Тончайшие флюиды любви, которые возникли между Лео и Леонорой полвека назад, сопровождают их до глубокой старости. Между очень разными по характеру героями — полное родство душ, где-то уже надломленных возрастом. А то высокое чувство, которое не дало им в жизни физической 6лизости (из-за врожденного благородства), и есть сама любовь. Кстати, Лео был и останется коммунистом, но не нашего советского толка, а западного, и до сих пор привержен высоким идеалам справедливости и желанию делать людям добро даже после своей смерти.
На репетициях в моем сознании возникают эти флюиды вечной любви, — правда, когда пытаешься отрешиться от размеров сцены, и снова пропадают, когда невольно охватываешь взглядом эту гигантскую раму.
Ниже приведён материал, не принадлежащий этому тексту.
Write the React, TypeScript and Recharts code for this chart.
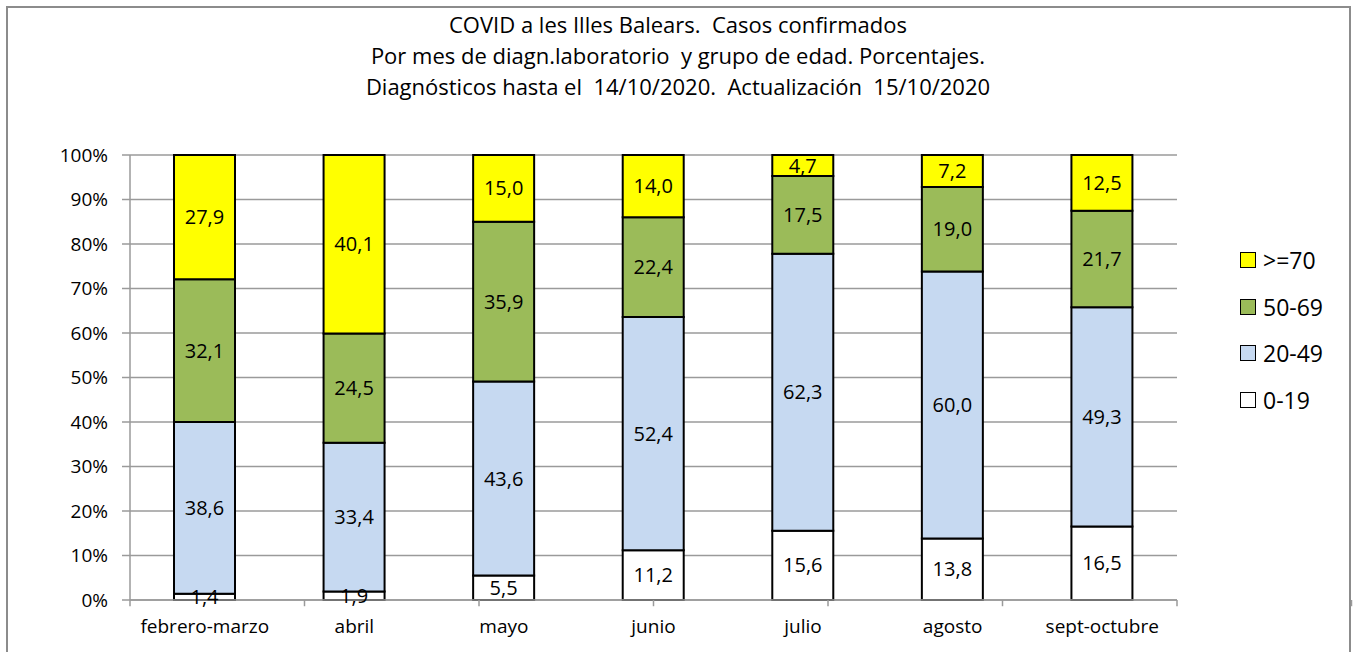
import { Bar, BarChart, CartesianGrid, LabelList, Legend, ReferenceLine, XAxis, YAxis } from "recharts"

const categories = ["febrero-marzo", "abril", "mayo", "junio", "julio", "agosto", "sept-octubre"]
const age0_19 = [1.4, 1.9, 5.5, 11.2, 15.6, 13.8, 16.5]
const age20_49 = [38.6, 33.4, 43.6, 52.4, 62.3, 60.0, 49.3]
const age50_69 = [32.1, 24.5, 35.9, 22.4, 17.5, 19.0, 21.7]
const age70 = [27.9, 40.1, 15.0, 14.0, 4.7, 7.2, 12.5]
const yTicks = [0, 0.1, 0.2, 0.3, 0.4, 0.5, 0.6, 0.7, 0.8, 0.9, 1]
// category boundaries, where the x axis gets its small tick marks
const edgeTicks = [0, 1, 2, 3, 4, 5, 6, 7]

const titleLines = [
  "COVID a les Illes Balears.  Casos confirmados",
  "Por mes de diagn.laboratorio  y grupo de edad. Porcentajes.",
  "Diagnósticos hasta el  14/10/2020.  Actualización  15/10/2020",
]

const series = [
  { key: "a0", name: "0-19", color: "#FFFFFF" },
  { key: "a20", name: "20-49", color: "#C6D9F1" },
  { key: "a50", name: "50-69", color: "#9BBB59" },
  { key: "a70", name: ">=70", color: "#FFFF00" },
]

const data = categories.map((name, i) => ({
  name,
  a0: age0_19[i],
  a20: age20_49[i],
  a50: age50_69[i],
  a70: age70[i],
}))

const font = "'Open Sans', 'Noto Sans', sans-serif"
const grid = "#9a9a9a"

function LegendBox({ payload }: any) {
  const items = [...(payload || [])].reverse()
  return (
    <div style={{ fontFamily: font }}>
      {items.map((p: any) => (
        <div key={p.value} style={{ display: "flex", alignItems: "center", height: 46.5 }}>
          <span
            style={{
              display: "inline-block",
              width: 14,
              height: 14,
              background: p.color,
              border: "1.5px solid #000",
              marginRight: 7,
            }}
          />
          <span style={{ fontSize: 23, color: "#000" }}>{p.value}</span>
        </div>
      ))}
    </div>
  )
}

export default function App() {
  return (
    <div style={{ position: "absolute", left: 0, top: 0, width: 1353, height: 652, overflow: "hidden", background: "#fff" }}>
      <div
        style={{
          position: "absolute",
          left: 6,
          top: 6,
          width: 1341,
          height: 700,
          border: "2px solid #8c8c8c",
        }}
      />
      <div
        style={{
          position: "absolute",
          left: 0,
          top: 9,
          width: 1356,
          textAlign: "center",
          fontFamily: font,
          fontSize: 22,
          lineHeight: "31px",
          whiteSpace: "pre",
          color: "#000",
        }}
      >
        {titleLines.map((t) => (
          <div key={t}>{t}</div>
        ))}
      </div>
      <BarChart
        width={1353}
        height={652}
        data={data}
        stackOffset="expand"
        margin={{ top: 155, right: 176, left: 0, bottom: 12 }}
        style={{ position: "absolute", left: 0, top: 0 }}
      >
        <CartesianGrid xAxisId="cat" vertical={false} stroke={grid} strokeWidth={1.5} />
        <XAxis xAxisId="edges" type="number" domain={[0, 7]} hide />
        <XAxis
          xAxisId="cat"
          dataKey="name"
          tickLine={false}
          axisLine={{ stroke: grid, strokeWidth: 1.5 }}
          tick={{ fill: "#000", fontSize: 19, fontFamily: font }}
          tickMargin={14}
          height={40}
          interval={0}
        />
        <YAxis
          ticks={yTicks}
          domain={[0, 1]}
          width={130}
          tickSize={8}
          tickMargin={14}
          tickFormatter={(v: number) => `${Math.round(v * 100)}%`}
          tick={{ fill: "#000", fontSize: 19, fontFamily: font }}
          axisLine={{ stroke: grid, strokeWidth: 1.5 }}
          tickLine={{ stroke: grid, strokeWidth: 1.5 }}
        />
        {edgeTicks.map((k) => (
          <ReferenceLine
            key={k}
            xAxisId="edges"
            segment={[
              { x: k, y: 0 },
              { x: k, y: -0.014 },
            ]}
            ifOverflow="visible"
            stroke={grid}
            strokeWidth={1.5}
          />
        ))}
        <Legend
          layout="horizontal"
          verticalAlign="middle"
          align="center"
          wrapperStyle={{ left: 1240, top: 237, width: 110 }}
          content={<LegendBox />}
        />
        {series.map((s) => (
          <Bar
            key={s.key}
            xAxisId="cat"
            dataKey={s.key}
            name={s.name}
            stackId="age"
            fill={s.color}
            stroke="#000"
            strokeWidth={2}
            barSize={61}
            isAnimationActive={false}
          >
            <LabelList
              dataKey={s.key}
              position="center"
              formatter={(v: any) => Number(v).toFixed(1).replace(".", ",")}
              style={{ fill: "#000", fontSize: 20, fontFamily: font }}
            />
          </Bar>
        ))}
      </BarChart>
    </div>
  )
}
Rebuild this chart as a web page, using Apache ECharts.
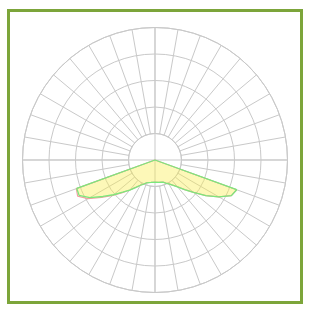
<!DOCTYPE html>
<html>
<head>
<meta charset="utf-8">
<title>配光曲线</title>
<script src="https://cdn.jsdelivr.net/npm/echarts@6/dist/echarts.min.js"></script>
<style>
  html, body { margin: 0; padding: 0; background: #fff; }
  #main { position: absolute; left: 0; top: 0; width: 320px; height: 316px; }
  #frame { position: absolute; left: 7px; top: 9px; width: 296px; height: 295px;
           border: 3px solid #7ca53a; box-sizing: border-box; pointer-events: none; }
</style>
</head>
<body>
<div id="main"></div>
<div id="frame"></div>
<script>
// gamma angles (degrees from nadir), 0..90
var gammas = [0, 5, 10, 15, 20, 25, 30, 35, 40, 45, 50, 55, 60, 65, 70, 75, 80, 85, 90];

// intensity values (outer ring = 250)
var c0Left   = [42, 42.5, 43, 44, 46, 50, 55, 63, 74, 87, 104, 123, 146, 161, 158, 0, 0, 0, 0];
var c0Right  = [42, 42.5, 43, 43.5, 44.5, 48, 52, 58, 66, 79, 95, 117, 139, 159, 164, 0, 0, 0, 0];
var c90Left  = [42, 42.5, 43, 44, 46, 50, 55, 63, 74, 86, 102, 120, 142, 158, 157, 0, 0, 0, 0];
var c90Right = [42, 42.5, 43, 43.5, 44.5, 48, 52, 58, 66, 79, 95, 117, 139, 159, 164, 0, 0, 0, 0];

var rings = [0, 1, 2, 3, 4];

// build [radius, angle] from left (+90) through nadir (0) to right (-90)
function curve(left, right) {
    var pts = [];
    for (var i = gammas.length - 1; i >= 0; i--) pts.push([left[i], gammas[i]]);
    for (var j = 1; j < gammas.length; j++) pts.push([right[j], -gammas[j]]);
    return pts;
}

var gridColor = '#c9c9c9';
var myChart = echarts.init(document.getElementById('main'));

var option = {
    backgroundColor: '#fff',
    animation: false,
    polar: [
        { center: [155, 160], radius: [26.5, 132.5] },
        { center: [155, 160], radius: 132.5 }
    ],
    angleAxis: [
        {
            polarIndex: 0, type: 'value', min: 0, max: 360, interval: 10, startAngle: 90,
            axisLine: { show: true, lineStyle: { color: gridColor, width: 1 } },
            axisTick: { show: false }, axisLabel: { show: false },
            splitLine: { show: true, lineStyle: { color: gridColor, width: 1 } }
        },
        {
            polarIndex: 1, type: 'value', min: -180, max: 180, interval: 90, startAngle: 90,
            axisLine: { show: false }, axisTick: { show: false }, axisLabel: { show: false },
            splitLine: { show: true, lineStyle: { color: gridColor, width: 1 } }
        }
    ],
    radiusAxis: [
        {
            polarIndex: 0, type: 'value', min: rings[0], max: rings[rings.length - 1], interval: 1,
            axisLine: { show: false }, axisTick: { show: false }, axisLabel: { show: false },
            splitLine: { show: true, lineStyle: { color: gridColor, width: 1 } }
        },
        {
            polarIndex: 1, type: 'value', min: 0, max: 250,
            axisLine: { show: false }, axisTick: { show: false }, axisLabel: { show: false },
            splitLine: { show: false }
        }
    ],
    series: [
        {
            name: 'C0-C180', type: 'line', coordinateSystem: 'polar', polarIndex: 1,
            data: curve(c0Left, c0Right), symbol: 'none',
            lineStyle: { color: '#f4a0a0', width: 1.2 }
        },
        {
            name: 'C90-C270', type: 'line', coordinateSystem: 'polar', polarIndex: 1,
            data: curve(c90Left, c90Right), symbol: 'none',
            lineStyle: { color: '#7be87b', width: 1.3 },
            areaStyle: { color: 'rgba(250,238,70,0.55)', origin: 'start' }
        }
    ]
};

myChart.setOption(option);
</script>
</body>
</html>
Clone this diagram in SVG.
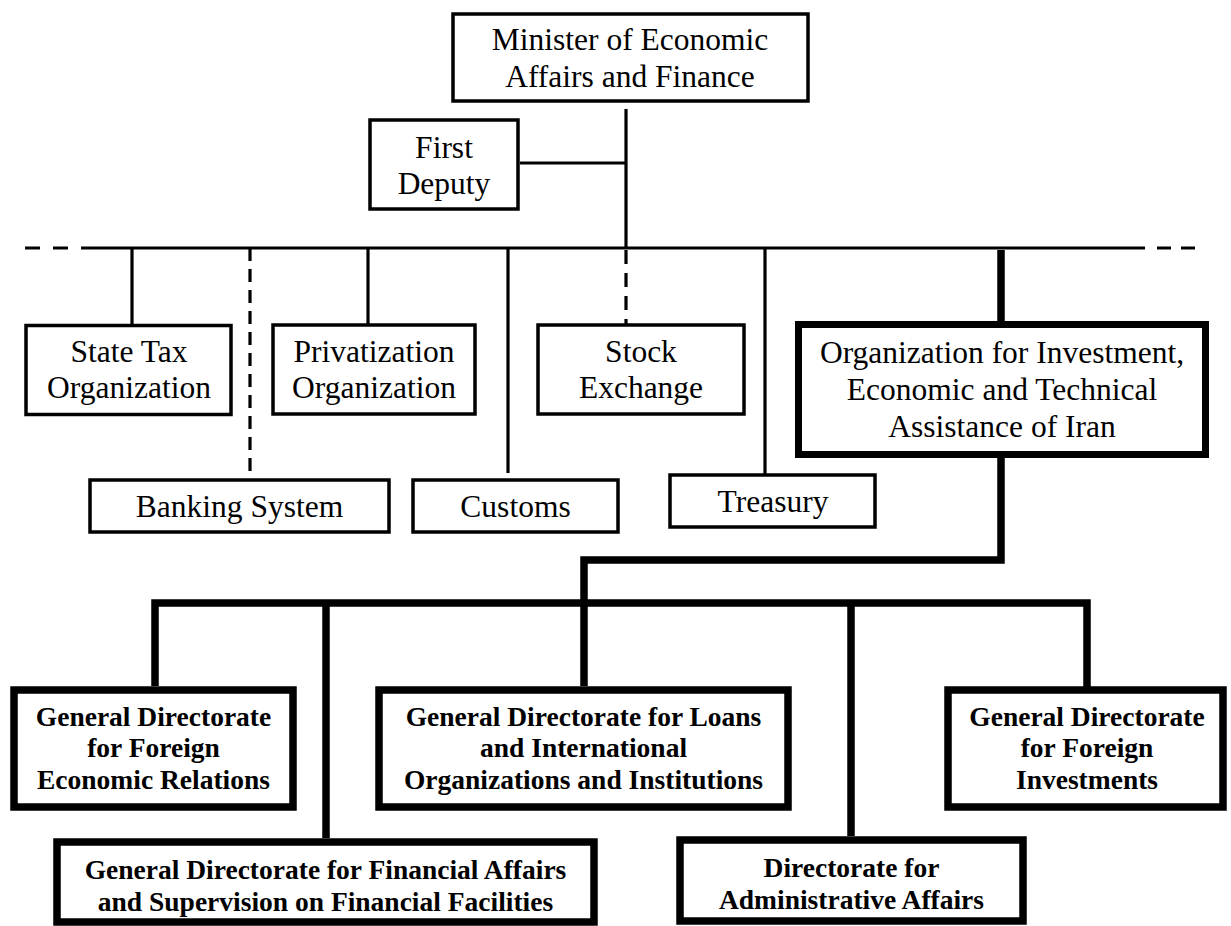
<svg xmlns="http://www.w3.org/2000/svg" width="1231" height="926" viewBox="0 0 1231 926">
<style>
.bg{fill:#fff}
.n{fill:#fff;stroke:#000;stroke-width:3.5}
.k{fill:#fff;stroke:#000;stroke-width:7}
.kk{fill:#fff;stroke:#000;stroke-width:7.5}
.t{font-family:"Liberation Serif","Times New Roman",serif;font-size:31.5px;fill:#000;text-anchor:middle}
.b{font-family:"Liberation Serif","Times New Roman",serif;font-size:27.5px;font-weight:bold;fill:#000;text-anchor:middle}
.c{fill:none;stroke:#000;stroke-width:3.2}
.cd{fill:none;stroke:#000;stroke-width:3.2;stroke-dasharray:14 9}
.ck{fill:none;stroke:#000;stroke-width:7.5;stroke-linejoin:miter;stroke-linecap:square}
</style>
<rect class="bg" x="0" y="0" width="1231" height="926"/>
<g id="connectors">
<line class="c" x1="626" y1="109" x2="626" y2="248"/>
<line class="c" x1="520" y1="163" x2="626" y2="163"/>
<line class="cd" x1="25" y1="248" x2="95" y2="248" style="stroke-dasharray:15 13"/>
<line class="c" x1="95" y1="248" x2="1145" y2="248"/>
<line class="cd" x1="1157" y1="248" x2="1195" y2="248" style="stroke-dasharray:14 10"/>
<line class="c" x1="132" y1="248" x2="132" y2="325"/>
<line class="cd" x1="250" y1="248" x2="250" y2="473" style="stroke-dasharray:13 8"/>
<line class="c" x1="368" y1="248" x2="368" y2="324"/>
<line class="c" x1="508" y1="248" x2="508" y2="473"/>
<line class="cd" x1="626" y1="250" x2="626" y2="324"/>
<line class="c" x1="765" y1="248" x2="765" y2="474"/>
<line class="ck" x1="1001" y1="250" x2="1001" y2="321" style="stroke-linecap:butt"/>
<path class="ck" d="M1001,458 V560 H584 V603"/>
<path class="ck" d="M155,686 V603 H1087 V687" style="stroke-linecap:butt"/>
<line class="ck" x1="326" y1="603" x2="326" y2="838" style="stroke-linecap:butt"/>
<line class="ck" x1="584" y1="603" x2="584" y2="686" style="stroke-linecap:butt"/>
<line class="ck" x1="851" y1="603" x2="851" y2="836" style="stroke-linecap:butt"/>
</g>
<g id="minister">
<rect class="n" x="453" y="14" width="355" height="87"/>
<text class="t" x="630" y="50">Minister of Economic</text>
<text class="t" x="630" y="87">Affairs and Finance</text>
</g>
<g id="first-deputy">
<rect class="n" x="370" y="120" width="148" height="89"/>
<text class="t" x="444" y="158">First</text>
<text class="t" x="444" y="194">Deputy</text>
</g>
<g id="state-tax">
<rect class="n" x="26" y="325.5" width="205" height="89"/>
<text class="t" x="129" y="362">State Tax</text>
<text class="t" x="129" y="398">Organization</text>
</g>
<g id="privatization">
<rect class="n" x="273" y="325" width="202" height="89"/>
<text class="t" x="374" y="362">Privatization</text>
<text class="t" x="374" y="398">Organization</text>
</g>
<g id="stock-exchange">
<rect class="n" x="538" y="325" width="206" height="89"/>
<text class="t" x="641" y="362">Stock</text>
<text class="t" x="641" y="398">Exchange</text>
</g>
<g id="banking">
<rect class="n" x="90" y="480" width="299" height="52"/>
<text class="t" x="239.5" y="517">Banking System</text>
</g>
<g id="customs">
<rect class="n" x="413" y="480" width="205" height="52"/>
<text class="t" x="515.5" y="517">Customs</text>
</g>
<g id="treasury">
<rect class="n" x="670" y="475" width="205" height="52"/>
<text class="t" x="773" y="512">Treasury</text>
</g>
<g id="org-investment">
<rect class="k" x="798.5" y="324.5" width="407" height="130"/>
<text class="t" x="1002" y="363">Organization for Investment,</text>
<text class="t" x="1002" y="400">Economic and Technical</text>
<text class="t" x="1002" y="437">Assistance of Iran</text>
</g>
<g id="foreign-economic">
<rect class="kk" x="14" y="690" width="279" height="117"/>
<text class="b" x="153.5" y="726">General Directorate</text>
<text class="b" x="153.5" y="757">for Foreign</text>
<text class="b" x="153.5" y="789">Economic Relations</text>
</g>
<g id="loans">
<rect class="kk" x="379" y="690" width="409" height="117"/>
<text class="b" x="583.5" y="726">General Directorate for Loans</text>
<text class="b" x="583.5" y="757">and International</text>
<text class="b" x="583.5" y="789">Organizations and Institutions</text>
</g>
<g id="foreign-investments">
<rect class="kk" x="948" y="690" width="275" height="117"/>
<text class="b" x="1087" y="726">General Directorate</text>
<text class="b" x="1087" y="757">for Foreign</text>
<text class="b" x="1087" y="789">Investments</text>
</g>
<g id="financial-affairs">
<rect class="kk" x="57" y="842" width="537" height="80"/>
<text class="b" x="325.5" y="879">General Directorate for Financial Affairs</text>
<text class="b" x="325.5" y="911">and Supervision on Financial Facilities</text>
</g>
<g id="administrative">
<rect class="kk" x="680" y="840" width="343" height="81"/>
<text class="b" x="851.5" y="877">Directorate for</text>
<text class="b" x="851.5" y="909">Administrative Affairs</text>
</g>
</svg>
Косенкова видит в своем спектакле космическое проявление духовной платонической любви и обращается к актерам:
— Смотрите не на меня, а выше. Вы апеллируете к первым рядам мирового пространства.
В образах героев режиссер пытается совместить и шекспировскую глубину (Лео), и чеховскую прозрачность (Леонора), причем, учитывая русскость, а не американскость актеров, хотя русский Лео вдруг становится на сцене даже внешне похож на автора пьесы. Правда, как говорит Ника, рост несколько другой. Чувствуешь прежде всего внутреннее развитие образа, не отрицая интересного пластического рисунка. У Ники, так же, как и на репетициях у О. Табакова, — legato.
— Не бросайте предметы. Все должно быть плавно, — требует она. — Вы вообще слишком много бросаете. Развивайте походку под музыку. Включите, пусть он просто походит по сцене.
И вот прямо у меня на глазах рождается образ героя. Он не говорит ни слова, просто ходит как зоосадовский лев в ожидании. В нем чувствуешь и безысходность, и одновременно несгибаемость. Поведенчески это одновременно и больной человек, и благородный воинственный рыцарь. И вот уже пенсионерский плед воспринимается мной как плащ тореадора.
Стучат копытцами каблучки Леоноры. И уже в самом начале пластического решения сцены ты понимаешь, что они давно и крепко любят друг друга, хотя словами это и не сказано. А финал явился для меня символом парения платонической любви героев. Леонора поднимается вверх по этой самой гениальной лестнице, а Лео чуть позже распахивает неожиданно настоящее окно и провожает взглядом уходящую машину героини…
Ника:
— Как мне хочется скорее умереть… В актерах. Мы так давно репетируем.
И эта смерть в актерах подарила Москве — будем надеяться, что и провинции — новый гимн любви. Премьера состоялась 26 февраля 1997 года.